The goal of this SNSF Sinergia project is to research the way twentieth and twenty-first century cultural products respond to the ethical demands the ecological crisis places on our society and how this manifests in the formats that mediate these demands. Examples of these cultural mediations are part of a growing consciousness about the image politics of climate change and the role of cultural sustainability or examined according to the principles of contemporary eco-aesthetics and new documentary ecologies. We take the notion of an “ecological imperative” of cultural products—an ethical stance toward human resource management built upon Kantian terms—as a starting point. Engaging with ecological and environmental themes, the humanities have already produced a multifaceted discourse. This SNSF Sinergia project builds on these rich research results and propels the state of the art by exploring the mediation of ethical demands engrained in images, literary texts and eco-ekphrases, expanded artforms, and practices of social engagement. We ask how specific formats in cultural production work intermedially to engender the ecological imperative.

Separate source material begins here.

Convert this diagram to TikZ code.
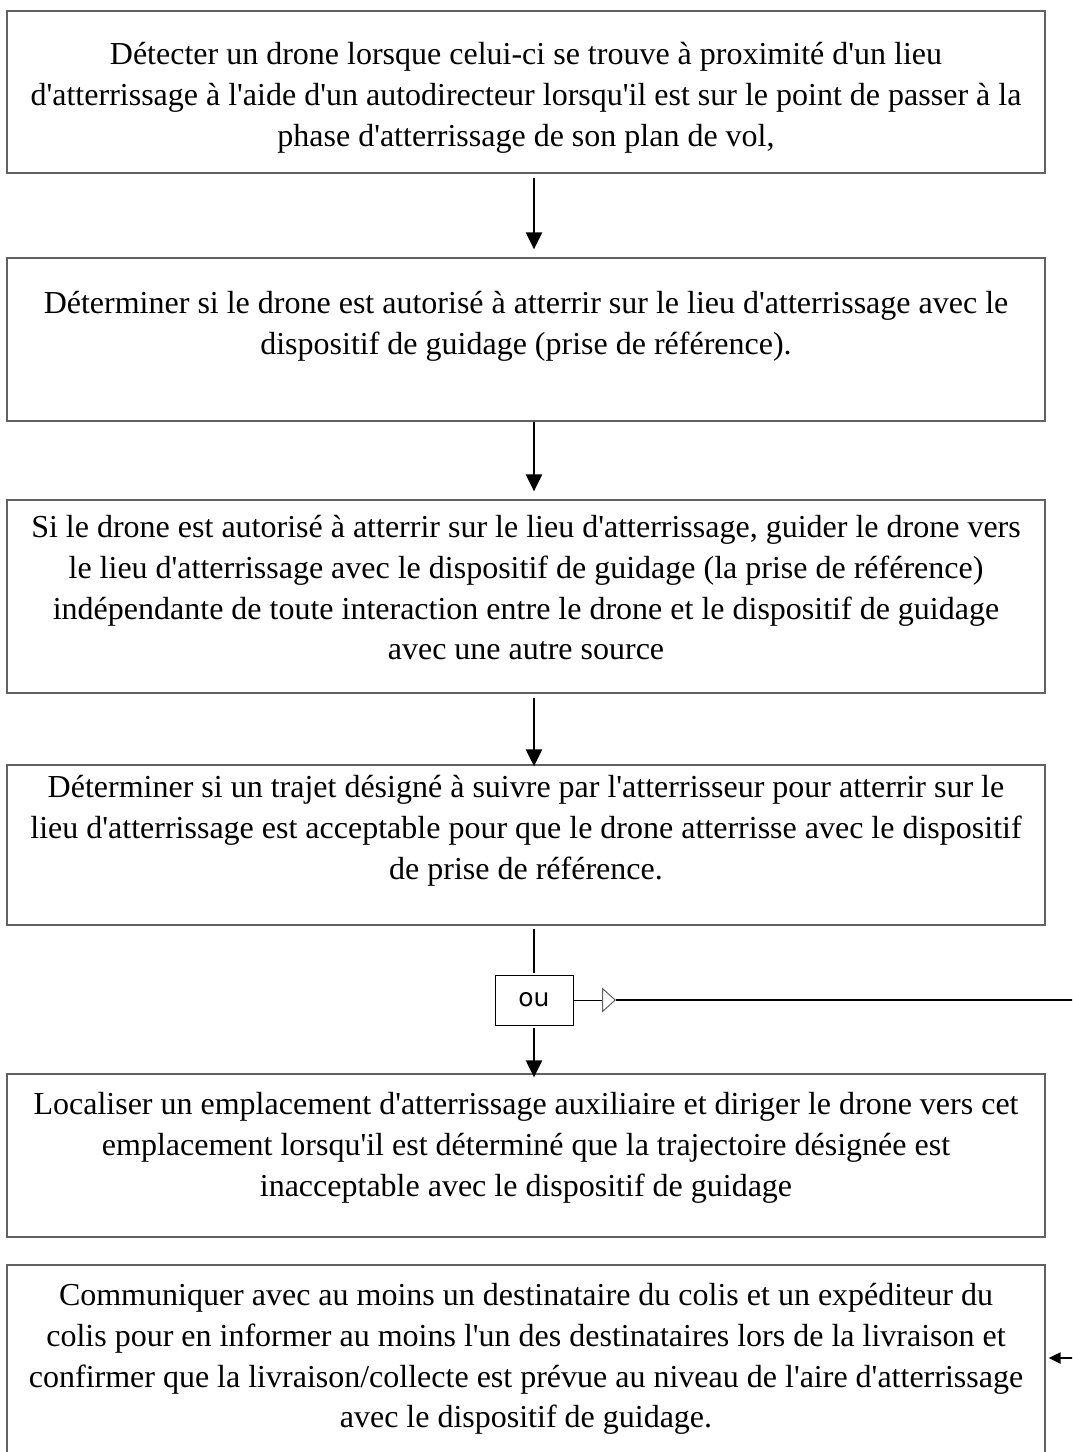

Our corpus differentiates between specific formats and modes from across the disciplines of image studies, literary studies, art history, and social anthropology. Our objects of study are examples of cultural products’ potential to inspire human beings to take action and to acknowledge the demands of an ecological imperative. Due to our common expertise, the geographical focus is on the Americas.
Our research approach brings together researchers from four distinct disciplines. By jointly developing methods and analyzing case studies, we adhere to an interdisciplinary agenda that allows us to understand how complex twentieth and twenty-first century cultural production mediates the urgent ecological imperative of our time. The close collaboration of word and image specialists will establish an analytical framework for interdisciplinary and transdisciplinary research in the environmental humanities by conceptualizing four modes of mediation: 1) modes of display, 2) modes of materiality, 3) modes of temporality, and 4) modes of spatialization.
Our scholarship engages with the ways in which cultural production, cultural practices, and cultural forms constitute and manifest the nexus between the aesthetic, the economic, the political, and the ethical in relation to the environmental crisis. Combining our core competences, we will both rely on tried and true methodologies—including those of political iconography, intermediality and ekphrasis studies, the analysis of artificial environments in the artworld, and studies of co-creative filmmaking practices—and develop new approaches through our shared analyses.
The team assembled for this project is based primarily at the University of Bern, with one subproject at the Universidad Nacional Autónoma de México (UNAM).